Laws on paper can be powerful, but execution is where many crypto regulation efforts falter. For Bahrain, several questions loom. Can regulators ensure real oversight over reserve assets? Will audits be rigorous and independent, or merely formalities? Can cybersecurity standards keep pace with the sophistication of threats?
Another issue is whether global players will see Bahrain as competitive enough—not just in terms of regulation, but operational cost, talent availability, and regional bandwidth. While regulations matter, ease of doing business, clarity of licensing, and predictability are equally important. If regulatory burdens become too heavy, or if implementation is slow or unpredictable, companies might favor hubs elsewhere that offer lighter but still stable regulation.
There is also the risk that stablecoin and exchange operators will push back against some of the demands, possibly seeking exemptions or more lenient provisions. Enforcement will need to balance firmness with flexibility, so as not to choke off innovation while ensuring safety.

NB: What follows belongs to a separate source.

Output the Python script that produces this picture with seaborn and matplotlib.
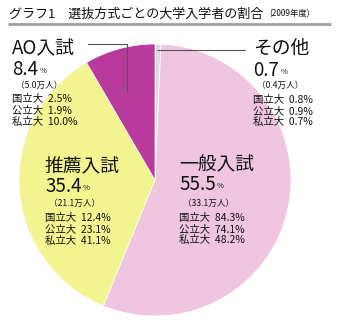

Bahrain’s move is part of a broader trend in the Gulf and Middle East toward clearer, stricter regulation of crypto and blockchain businesses. The United Arab Emirates, Saudi Arabia, and others are also racing to attract crypto firms, fintechs, and investment managers. What sets Bahrain apart in this moment is its willingness to move fast and to pilot legal modules rather than incremental guideline changes.
The introduction of the stablecoin-specific rules underlines how Bahrain sees stablecoins not just as speculative tools, but as financial infrastructure—useful for payments, remittances, cross-border trade, and unbanked access. It also underlines faith-based finance considerations: some stablecoins will have to align with Islamic finance principles, especially where returns or interest-bearing features are concerned.
By reinforcing oversight of exchanges, custodians, and stablecoin issuers, Bahrain is hoping to avoid being caught flat-footed by scandals, liquidity crises, or loss of trust that have damaged other markets. Trust, transparency and legal certainty are being framed as strategic assets, not regulatory overhead.
Over the next months, there are several indicators that observers will be watching closely to see whether Bahrain’s regulatory ambitions actually succeed.
First, whether the law’s provisions are enforced stringently. Audits, reserve segregation, cybersecurity standards, licensing renewals—all these will be tested in practice. Regulator capacity and transparency in enforcement will matter.
Second, how many new stablecoin issuers or exchanges take advantage of Bahrain’s regulatory regime. If international firms choose to base stablecoin issuance, custody, or exchange infrastructure in Bahrain, that would signal market confidence.
Third, how consumers respond. Are ordinary users more willing to trust and use regulated stablecoins and platforms? Does usage grow in payments, remittances, or business use cases? If stablecoins become used more broadly in trade or payments, the law’s impact will be more tangible.
Fourth, how neighboring jurisdictions respond. Bahrain may spur regulatory competition, where other Gulf or Middle Eastern nations accelerate their own rule-making to keep pace. That could lead either to harmonization of rules or regulatory fragmentation, depending on how governments act.
Bahrain’s updated crypto regulation, especially for stablecoins and Bitcoin, marks a clear decision to raise standards in a fast-growing area. The goal is to make crypto safer, more transparent, and more credible—not just for speculators, but for payments, exchange, remittance, and trade.
If the country succeeds, it could become one of the leading jurisdictions in the MENA region for regulated digital finance. But success depends on consistent enforcement, balancing regulation with innovation, and ensuring that rules don’t stifle participation. For now, Bahrain’s gamble is that credibility will become its competitive advantage—and it’s a gamble many others in the region are watching closely.